Avant sa détention, Christian était ouvrier agricole. Après huit ans de prison, il s’est tout de suite senti dans son élément à Moyembrie. « J’ai commencé au maraîchage. Ils ont vite vu que je me débrouillais bien. Je travaillais même l’après-midi car je ne supporte pas de rester sans rien faire. J’allais m’occuper des poules, des lapins… Très vite, on m’a confié les animaux. »
« Si je n’avais pas connu la ferme, je n’aurais rien eu en sortant de prison »
Christian
Son séjour terminée, Christian part serein. Pendant trois ans, il travaille pour plusieurs exploitation de la région. En parallèle, il se recrée une vie sociale et renoue des liens familiaux. « Si je n’avais pas connu la ferme, je n’aurais rien eu en sortant de prison », témoigne-t-il. En septembre dernier, les responsable de Moyembrie reviennent vers lui. En manque de personnel, Eric de Villeroché lui propose un poste d’encadrant. Pour Christian, cette offre est un signe de reconnaissance. « Je pense avoir fait mes preuves. » Aujourd’hui, il a un contrat d’un an et ne serait pas contre prolonger l’aventure. « C’est très important pour moi d’aider les gars qui veulent s’en sortir aujourd’hui. Je me sens bien. Je suis content de moi. »

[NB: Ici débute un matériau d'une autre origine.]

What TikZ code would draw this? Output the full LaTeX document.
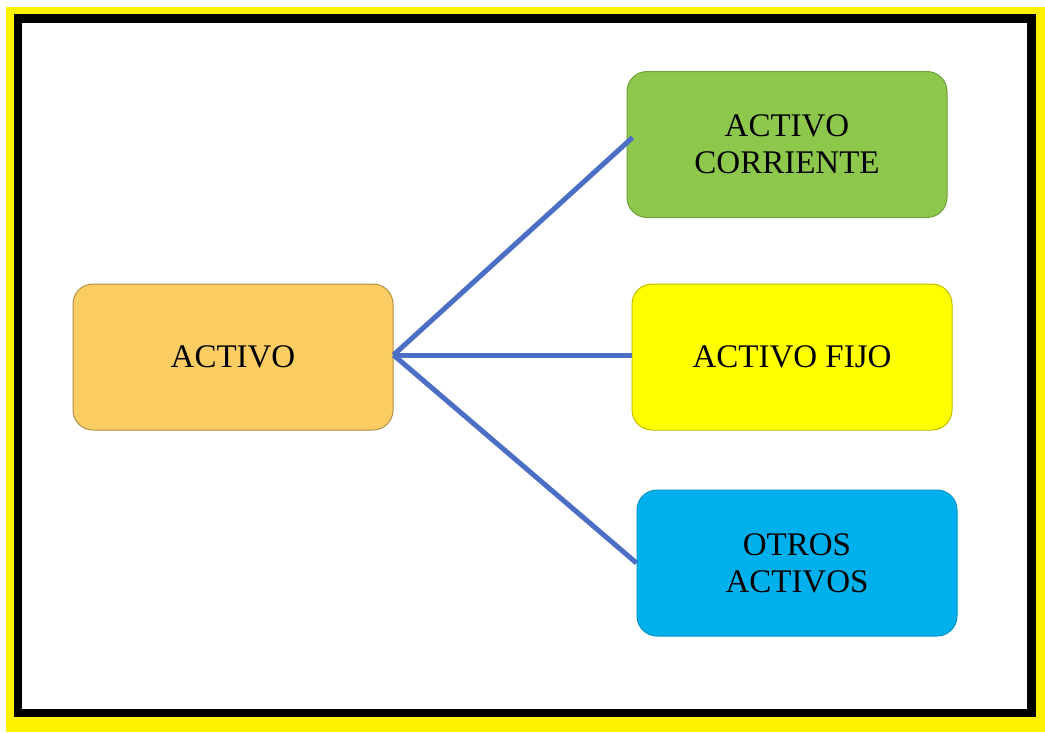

Christian fait partie de ceux qui ont réussi. Mais aucune étude statistique n’a été réalisée pour calculer les résultats après la ferme mais les retours sont globalement très bons. « On estime qu’il y a entre 5 et 10 % de résidents qui retournent en détention lors de leur passage chez nous », affirme Simon.
Après leur passage à la ferme, beaucoup de résidents retrouvent un emploi grâce à cette expérience. Une nouvelle ligne sur le CV bien plus valorisante que le travail en prison où les emplois non-formateurs et sous-payés ne sont en rien synonymes de réinsertion.
(*) Arrivé le 18 octobre, Mourad est reparti le 25 janvier, jour de sa levée d’écrou.